@EntityGraph 을 이용하여 조회 성능 개선하기

문제 상황
해결 방안: @EntityGraph 적용
@EntityGraph type
마무리
Reference

이 글은 실제 히빗 프로젝트(ver.2)를 혼자서 개발하면서 경험한 내용을 정리한 글입니다.

예상 독자: @EntityGraph 가 무엇이고 어떻게 적용해야할지 궁금한 개발자

문제 상황

현재, 특정 게시글 조회를 위한 API에 대한 성능 테스트를 진행하면서 다음 가정을 설정했다.

1초 동안 서로 다른 100명의 사용자가 동시에 특정 게시글을 10번 반복해서 조회했을 때 (총 1000번), TPS(Traffic Per Second)가 얼마나 나오는지 확인했다.

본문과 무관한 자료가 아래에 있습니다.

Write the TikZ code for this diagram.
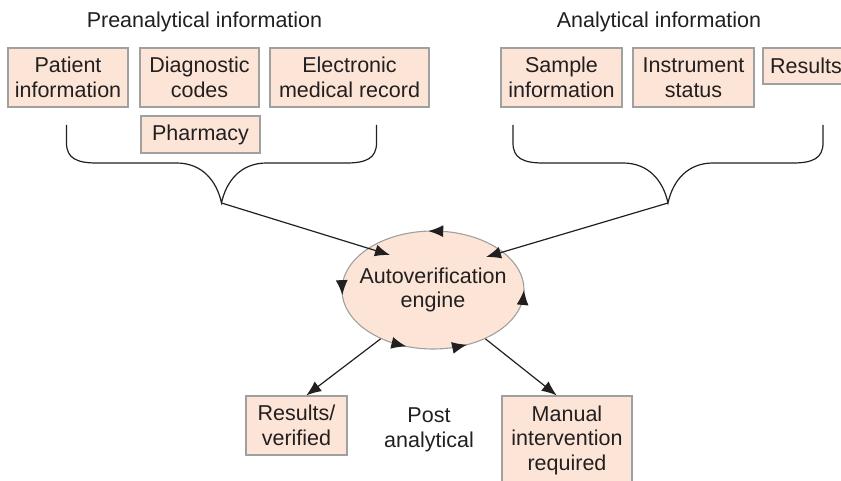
\documentclass[tikz,border=0pt]{standalone}
\usepackage{fontspec}
\setmainfont{Liberation Sans}
\usetikzlibrary{shapes.geometric,arrows.meta,calc}
\definecolor{peach}{RGB}{252,229,214}
\definecolor{boxline}{RGB}{160,160,160}
\definecolor{ink}{RGB}{35,31,32}
\tikzset{
	infobox/.style={draw=boxline, fill=peach, line width=1.1pt, align=center, inner sep=0pt},
	arr/.style={-{Latex[length=15pt,width=12pt]}, line width=1.2pt, draw=ink},
}

\begin{document}
\begin{tikzpicture}[x=1pt, y=-1pt, font=\fontsize{21.5}{24.5}\selectfont, text=ink]
	\clip(0, 0)rectangle(841, 481);
	% headings
	\node(pre)at(204.5, 22){Preanalytical information};
	\node(ana)at(659, 22){Analytical information};
	% preanalytical sources
	\node[infobox, minimum width=120pt, minimum height=59pt](patient)at(68, 77.5){Patient\\information};
	\node[infobox, minimum width=119pt, minimum height=59pt](diag)at(199.5, 77.5){Diagnostic\\codes};
	\node[infobox, minimum width=159pt, minimum height=59pt](emr)at(349.5, 77.5){Electronic\\medical record};
	\node[infobox, minimum width=119pt, minimum height=37pt](pharm)at(200.5, 134.5){Pharmacy};
	% analytical sources
	\node[infobox, minimum width=121pt, minimum height=59pt](sample)at(561.5, 77.5){Sample\\information};
	\node[infobox, minimum width=121pt, minimum height=59pt](instr)at(693.5, 77.5){Instrument\\status};
	\node[infobox, minimum width=86pt, minimum height=36pt](results)at(806, 66){Results};
	% the two braces
	\foreach \tx/\nm in {221.5/L, 668/R}{
		\coordinate(tip\nm)at(\tx, 203);
		\draw[line width=1.2pt, ink]({\tx-155}, 125)--({\tx-155}, 143)
			..controls({\tx-155}, 158)and({\tx-145}, 163)..({\tx-125}, 163)--({\tx-45}, 163)
			..controls({\tx-20}, 163)and({\tx-5}, 180)..(tip\nm)
			..controls({\tx+5}, 180)and({\tx+20}, 163)..({\tx+45}, 163)--({\tx+125}, 163)
			..controls({\tx+145}, 163)and({\tx+155}, 158)..({\tx+155}, 143)--({\tx+155}, 125);
	}
	% engine
	\node[ellipse, draw=boxline, fill=peach, line width=1.1pt, minimum width=182pt, minimum height=118pt, inner sep=0pt](engine)at(433, 290){};
	\node[align=center](engtext)at(engine){Autoverification\\engine};
	\foreach \a in {267, 175, 107, 68, 0}
		\draw[arr]($(engine.center)+({\a+7}:91 and 59)$)--($(engine.center)+(\a:91 and 59)$);
	\coordinate(inL)at(390, 255);
	\coordinate(inR)at(486, 257);
	\draw[arr](tipL)--(inL);
	\draw[arr](tipR)--(inR);
	% post analytical
	\node[infobox, minimum width=101pt, minimum height=59pt](verified)at(296.5, 425.5){Results/\\verified};
	\node[align=center](post)at(429, 430){Post\\analytical};
	\node[infobox, minimum width=130pt, minimum height=88pt](manual)at(567, 440){Manual\\intervention\\required};
	\draw[arr](engine.223)--(verified.72);
	\draw[arr](engine.317)--(manual.103);
\end{tikzpicture}
\end{document}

아래와 같이 조회수는 정상적으로 1000이 나오는 걸 볼 수 있다.

{
    "id": 1,
    "writerId": 1,
    "writerName": "mjy",
    "title": "디뮤지엄 전시 보러가요",
    "content": "오스린티 전시회 보러가실 분 있나요?",
    "exhibition": "오스틴리 전시",
    "exhibitionAttendanceAndTogetherActivity": [
        "4인 관람",
        "맛집 가기"
    ],
    "possibleTime": "2024-01-05 12:00",
    "openChatUrl": "https://kakao",
    "postStatus": "HOLDING",
    "imageName": "exhibition.png",
    "viewCount": 1000
}

JMeter를 통한 성능 테스트에서 요약 보고서를 확인했을 때, 아래와 같이 평균 처리량(TPS)이 27.9/sec 나오는 걸 확인할 수 있다.

TPS가 27.9라는 것은 Traffic Per Second(초당 처리 건수)가 27.9건이라는 의미이다.

이는 1초 동안 시스템이 27.9번의 요청을 처리할 수 있다는 것을 나타낸다.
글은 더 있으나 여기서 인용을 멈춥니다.